▸ AIM OF THE EXERCISE: Leave the pictures out and retype the lines from the beginning through the line with "const refV = [1.5, 1.5, 6.5, 6.5];", both ends included.

▸ SUPPLIED MATERIAL:
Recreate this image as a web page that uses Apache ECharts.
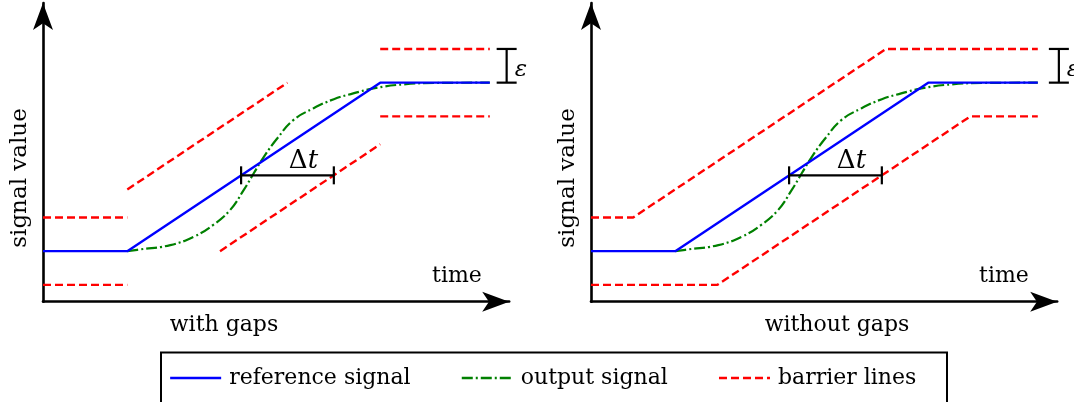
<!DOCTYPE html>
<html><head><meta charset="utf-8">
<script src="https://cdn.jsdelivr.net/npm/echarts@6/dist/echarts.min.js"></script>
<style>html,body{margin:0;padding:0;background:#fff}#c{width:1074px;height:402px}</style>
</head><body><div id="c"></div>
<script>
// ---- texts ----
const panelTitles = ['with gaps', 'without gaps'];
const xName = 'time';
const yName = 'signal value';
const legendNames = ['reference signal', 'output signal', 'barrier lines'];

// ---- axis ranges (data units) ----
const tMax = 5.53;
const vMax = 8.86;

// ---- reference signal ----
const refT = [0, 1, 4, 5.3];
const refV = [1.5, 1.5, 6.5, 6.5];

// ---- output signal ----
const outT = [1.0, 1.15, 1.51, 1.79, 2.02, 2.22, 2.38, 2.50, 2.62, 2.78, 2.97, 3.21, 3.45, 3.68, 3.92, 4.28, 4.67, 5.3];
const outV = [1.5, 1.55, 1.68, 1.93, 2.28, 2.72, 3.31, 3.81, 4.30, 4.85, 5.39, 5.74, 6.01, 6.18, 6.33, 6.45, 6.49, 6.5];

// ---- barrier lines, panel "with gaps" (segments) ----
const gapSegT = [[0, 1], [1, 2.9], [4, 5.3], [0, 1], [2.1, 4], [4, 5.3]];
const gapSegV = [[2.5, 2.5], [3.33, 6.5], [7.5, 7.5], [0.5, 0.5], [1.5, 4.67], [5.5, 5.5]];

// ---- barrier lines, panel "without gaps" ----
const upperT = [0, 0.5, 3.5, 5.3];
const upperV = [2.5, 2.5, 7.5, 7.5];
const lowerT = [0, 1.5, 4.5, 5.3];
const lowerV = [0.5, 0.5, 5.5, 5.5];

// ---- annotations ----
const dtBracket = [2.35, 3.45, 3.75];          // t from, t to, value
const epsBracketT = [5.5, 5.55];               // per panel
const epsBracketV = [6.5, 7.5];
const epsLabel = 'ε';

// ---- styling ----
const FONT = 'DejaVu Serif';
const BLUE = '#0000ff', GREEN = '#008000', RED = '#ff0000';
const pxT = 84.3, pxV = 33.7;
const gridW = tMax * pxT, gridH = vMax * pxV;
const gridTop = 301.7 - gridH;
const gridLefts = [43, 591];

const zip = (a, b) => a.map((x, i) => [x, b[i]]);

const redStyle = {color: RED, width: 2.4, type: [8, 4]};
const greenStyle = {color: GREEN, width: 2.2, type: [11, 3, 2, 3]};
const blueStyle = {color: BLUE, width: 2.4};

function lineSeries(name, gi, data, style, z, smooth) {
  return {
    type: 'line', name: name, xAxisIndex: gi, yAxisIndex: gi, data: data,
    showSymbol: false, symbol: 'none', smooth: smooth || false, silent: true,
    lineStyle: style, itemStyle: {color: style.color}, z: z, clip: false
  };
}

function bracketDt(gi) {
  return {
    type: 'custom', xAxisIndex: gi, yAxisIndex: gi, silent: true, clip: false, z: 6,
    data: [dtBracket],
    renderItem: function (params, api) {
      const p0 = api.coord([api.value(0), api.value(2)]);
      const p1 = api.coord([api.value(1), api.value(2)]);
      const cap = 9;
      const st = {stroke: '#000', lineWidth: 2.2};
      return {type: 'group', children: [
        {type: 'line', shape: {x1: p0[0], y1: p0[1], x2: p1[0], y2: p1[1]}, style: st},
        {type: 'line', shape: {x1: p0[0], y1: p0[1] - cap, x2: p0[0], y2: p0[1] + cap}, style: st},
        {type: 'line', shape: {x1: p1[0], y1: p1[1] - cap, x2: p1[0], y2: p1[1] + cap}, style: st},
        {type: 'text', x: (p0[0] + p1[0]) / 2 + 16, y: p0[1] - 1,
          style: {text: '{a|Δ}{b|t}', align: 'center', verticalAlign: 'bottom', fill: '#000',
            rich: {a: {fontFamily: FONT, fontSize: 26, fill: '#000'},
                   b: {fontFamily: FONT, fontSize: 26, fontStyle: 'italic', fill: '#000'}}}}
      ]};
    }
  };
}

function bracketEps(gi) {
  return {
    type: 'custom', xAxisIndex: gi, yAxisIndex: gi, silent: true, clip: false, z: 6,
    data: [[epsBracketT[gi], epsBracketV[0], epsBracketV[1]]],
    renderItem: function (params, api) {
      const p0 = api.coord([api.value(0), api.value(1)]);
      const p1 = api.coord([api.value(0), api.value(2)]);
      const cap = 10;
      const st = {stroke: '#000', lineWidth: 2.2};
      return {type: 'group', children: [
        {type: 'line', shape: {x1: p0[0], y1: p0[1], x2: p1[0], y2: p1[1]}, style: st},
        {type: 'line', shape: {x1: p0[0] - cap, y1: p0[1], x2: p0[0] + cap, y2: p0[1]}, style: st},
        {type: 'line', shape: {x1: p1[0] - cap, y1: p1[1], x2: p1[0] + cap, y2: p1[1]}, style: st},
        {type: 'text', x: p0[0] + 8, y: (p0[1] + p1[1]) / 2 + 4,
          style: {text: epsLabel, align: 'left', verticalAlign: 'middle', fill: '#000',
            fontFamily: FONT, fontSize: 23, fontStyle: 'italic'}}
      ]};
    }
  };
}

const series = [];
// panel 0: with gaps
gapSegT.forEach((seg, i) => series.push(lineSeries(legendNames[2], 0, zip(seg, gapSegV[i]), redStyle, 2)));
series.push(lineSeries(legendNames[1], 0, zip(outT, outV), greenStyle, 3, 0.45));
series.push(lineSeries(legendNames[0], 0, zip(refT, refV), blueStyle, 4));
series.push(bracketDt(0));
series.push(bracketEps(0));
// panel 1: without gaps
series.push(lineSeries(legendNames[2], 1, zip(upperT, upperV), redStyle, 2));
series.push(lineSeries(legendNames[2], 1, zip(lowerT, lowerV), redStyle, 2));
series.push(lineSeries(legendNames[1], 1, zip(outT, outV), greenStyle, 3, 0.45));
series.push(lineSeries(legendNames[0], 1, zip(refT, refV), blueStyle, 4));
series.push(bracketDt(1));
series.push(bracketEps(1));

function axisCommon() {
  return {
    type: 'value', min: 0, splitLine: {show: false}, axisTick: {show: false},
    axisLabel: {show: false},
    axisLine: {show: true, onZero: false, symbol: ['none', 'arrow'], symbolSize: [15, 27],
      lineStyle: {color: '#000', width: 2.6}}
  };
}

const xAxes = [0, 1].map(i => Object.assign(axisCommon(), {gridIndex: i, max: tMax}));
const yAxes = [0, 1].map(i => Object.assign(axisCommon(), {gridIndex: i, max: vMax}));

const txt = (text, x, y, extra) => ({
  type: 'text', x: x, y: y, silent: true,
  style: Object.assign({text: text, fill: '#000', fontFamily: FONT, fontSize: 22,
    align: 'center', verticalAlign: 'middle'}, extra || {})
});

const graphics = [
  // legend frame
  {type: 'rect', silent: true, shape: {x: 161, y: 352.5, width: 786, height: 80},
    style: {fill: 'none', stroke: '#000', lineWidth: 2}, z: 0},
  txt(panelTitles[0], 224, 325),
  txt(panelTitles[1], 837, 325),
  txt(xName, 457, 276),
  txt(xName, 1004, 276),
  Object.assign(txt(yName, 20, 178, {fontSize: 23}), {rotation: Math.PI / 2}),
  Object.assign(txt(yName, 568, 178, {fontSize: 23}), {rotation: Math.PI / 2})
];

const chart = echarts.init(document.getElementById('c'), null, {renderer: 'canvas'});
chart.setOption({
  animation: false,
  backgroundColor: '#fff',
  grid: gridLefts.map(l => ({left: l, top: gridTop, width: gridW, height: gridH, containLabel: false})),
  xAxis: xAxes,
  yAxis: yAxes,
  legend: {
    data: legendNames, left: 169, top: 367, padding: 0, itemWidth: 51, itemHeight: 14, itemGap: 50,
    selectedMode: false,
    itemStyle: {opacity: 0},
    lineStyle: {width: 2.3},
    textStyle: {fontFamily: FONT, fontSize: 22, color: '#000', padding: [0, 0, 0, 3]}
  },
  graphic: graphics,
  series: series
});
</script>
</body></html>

▸ EXERCISE RESULT:
Recreate this image as a web page that uses Apache ECharts.
<!DOCTYPE html>
<html><head><meta charset="utf-8">
<script src="https://cdn.jsdelivr.net/npm/echarts@6/dist/echarts.min.js"></script>
<style>html,body{margin:0;padding:0;background:#fff}#c{width:1074px;height:402px}</style>
</head><body><div id="c"></div>
<script>
// ---- texts ----
const panelTitles = ['with gaps', 'without gaps'];
const xName = 'time';
const yName = 'signal value';
const legendNames = ['reference signal', 'output signal', 'barrier lines'];

// ---- axis ranges (data units) ----
const tMax = 5.53;
const vMax = 8.86;

// ---- reference signal ----
const refT = [0, 1, 4, 5.3];
const refV = [1.5, 1.5, 6.5, 6.5];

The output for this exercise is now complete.